───── MATERIAL PROVIDED
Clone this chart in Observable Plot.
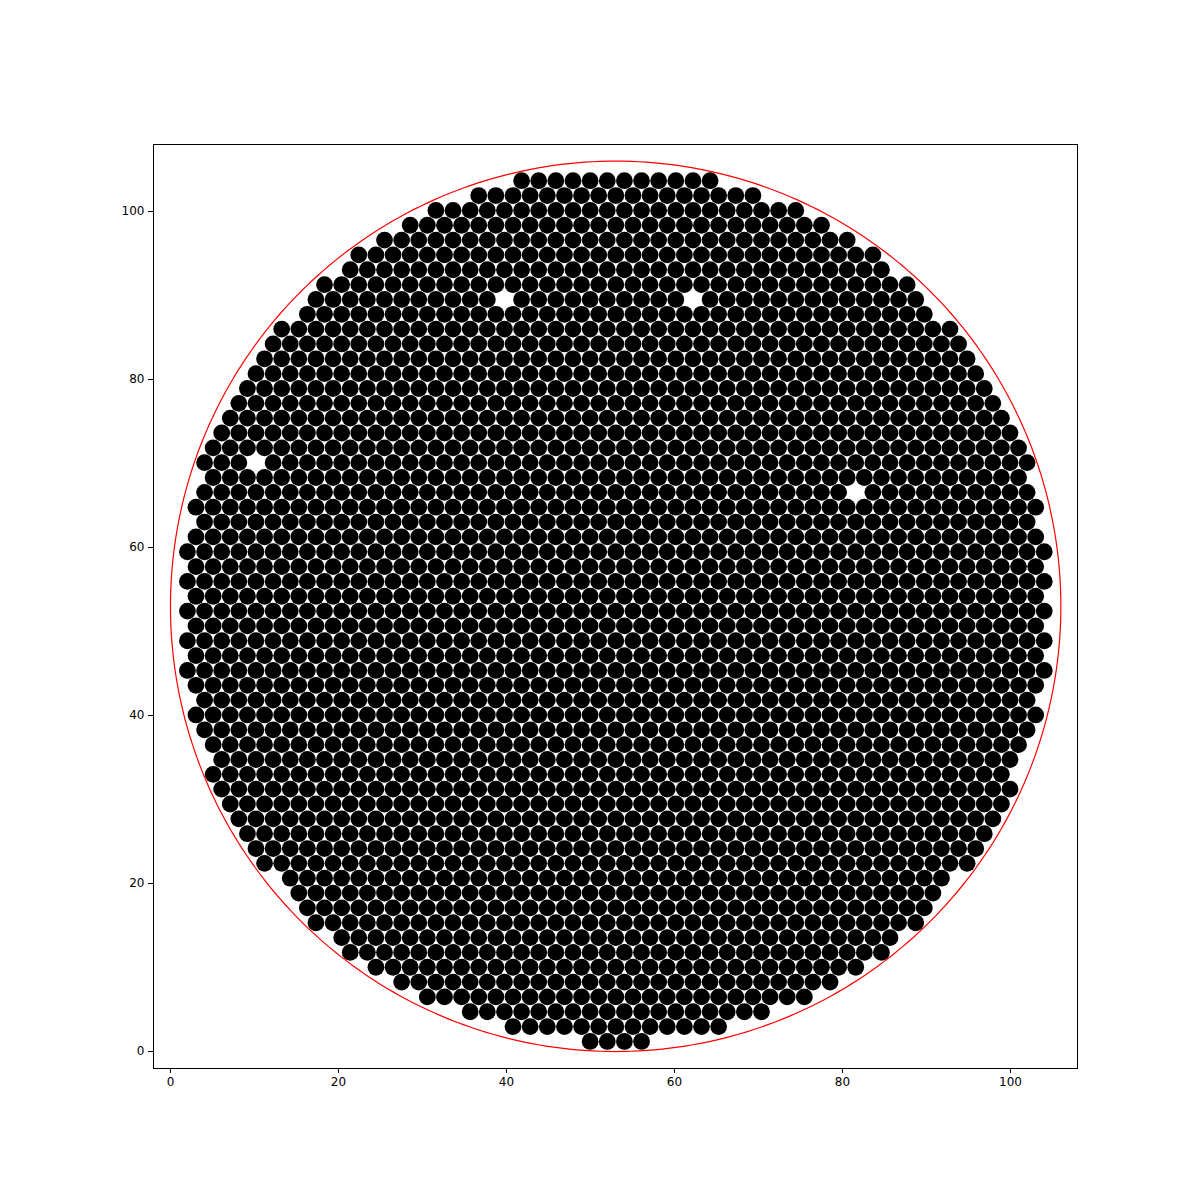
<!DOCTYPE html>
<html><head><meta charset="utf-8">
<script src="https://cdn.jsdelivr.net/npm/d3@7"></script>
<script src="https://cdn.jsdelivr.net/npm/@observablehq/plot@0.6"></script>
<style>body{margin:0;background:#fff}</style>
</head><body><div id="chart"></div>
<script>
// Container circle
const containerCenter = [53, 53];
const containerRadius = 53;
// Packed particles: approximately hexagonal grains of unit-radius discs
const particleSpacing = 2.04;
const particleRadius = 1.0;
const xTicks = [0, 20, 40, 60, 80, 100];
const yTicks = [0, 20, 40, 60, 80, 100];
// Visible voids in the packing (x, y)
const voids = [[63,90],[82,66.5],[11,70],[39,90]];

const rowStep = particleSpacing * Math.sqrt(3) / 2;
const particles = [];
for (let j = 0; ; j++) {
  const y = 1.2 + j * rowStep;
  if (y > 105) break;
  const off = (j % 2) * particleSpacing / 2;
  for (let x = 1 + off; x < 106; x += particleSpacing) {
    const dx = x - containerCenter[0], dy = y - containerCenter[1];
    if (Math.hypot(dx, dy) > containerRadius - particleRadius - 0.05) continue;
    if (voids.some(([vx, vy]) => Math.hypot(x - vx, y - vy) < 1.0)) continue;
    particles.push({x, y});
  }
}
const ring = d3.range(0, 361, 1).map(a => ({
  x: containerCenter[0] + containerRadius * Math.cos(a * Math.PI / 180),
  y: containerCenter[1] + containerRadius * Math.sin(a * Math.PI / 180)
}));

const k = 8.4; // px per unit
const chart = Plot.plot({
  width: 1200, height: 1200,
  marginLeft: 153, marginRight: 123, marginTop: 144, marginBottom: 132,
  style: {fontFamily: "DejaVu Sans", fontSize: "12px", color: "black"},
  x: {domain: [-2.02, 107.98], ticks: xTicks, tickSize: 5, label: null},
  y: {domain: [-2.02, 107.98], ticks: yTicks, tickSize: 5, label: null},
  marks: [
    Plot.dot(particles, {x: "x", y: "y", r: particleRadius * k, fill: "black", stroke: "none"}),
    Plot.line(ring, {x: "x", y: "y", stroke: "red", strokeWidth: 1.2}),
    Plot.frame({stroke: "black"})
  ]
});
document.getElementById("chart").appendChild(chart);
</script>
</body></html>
──────────
Please transcribe the material above exactly as written. Leave the pictures out.

Clone this chart in Observable Plot.
<!DOCTYPE html>
<html><head><meta charset="utf-8">
<script src="https://cdn.jsdelivr.net/npm/d3@7"></script>
<script src="https://cdn.jsdelivr.net/npm/@observablehq/plot@0.6"></script>
<style>body{margin:0;background:#fff}</style>
</head><body><div id="chart"></div>
<script>
// Container circle
const containerCenter = [53, 53];
const containerRadius = 53;
// Packed particles: approximately hexagonal grains of unit-radius discs
const particleSpacing = 2.04;
const particleRadius = 1.0;
const xTicks = [0, 20, 40, 60, 80, 100];
const yTicks = [0, 20, 40, 60, 80, 100];
// Visible voids in the packing (x, y)
const voids = [[63,90],[82,66.5],[11,70],[39,90]];

const rowStep = particleSpacing * Math.sqrt(3) / 2;
const particles = [];
for (let j = 0; ; j++) {
  const y = 1.2 + j * rowStep;
  if (y > 105) break;
  const off = (j % 2) * particleSpacing / 2;
  for (let x = 1 + off; x < 106; x += particleSpacing) {
    const dx = x - containerCenter[0], dy = y - containerCenter[1];
    if (Math.hypot(dx, dy) > containerRadius - particleRadius - 0.05) continue;
    if (voids.some(([vx, vy]) => Math.hypot(x - vx, y - vy) < 1.0)) continue;
    particles.push({x, y});
  }
}
const ring = d3.range(0, 361, 1).map(a => ({
  x: containerCenter[0] + containerRadius * Math.cos(a * Math.PI / 180),
  y: containerCenter[1] + containerRadius * Math.sin(a * Math.PI / 180)
}));

const k = 8.4; // px per unit
const chart = Plot.plot({
  width: 1200, height: 1200,
  marginLeft: 153, marginRight: 123, marginTop: 144, marginBottom: 132,
  style: {fontFamily: "DejaVu Sans", fontSize: "12px", color: "black"},
  x: {domain: [-2.02, 107.98], ticks: xTicks, tickSize: 5, label: null},
  y: {domain: [-2.02, 107.98], ticks: yTicks, tickSize: 5, label: null},
  marks: [
    Plot.dot(particles, {x: "x", y: "y", r: particleRadius * k, fill: "black", stroke: "none"}),
    Plot.line(ring, {x: "x", y: "y", stroke: "red", strokeWidth: 1.2}),
    Plot.frame({stroke: "black"})
  ]
});
document.getElementById("chart").appendChild(chart);
</script>
</body></html>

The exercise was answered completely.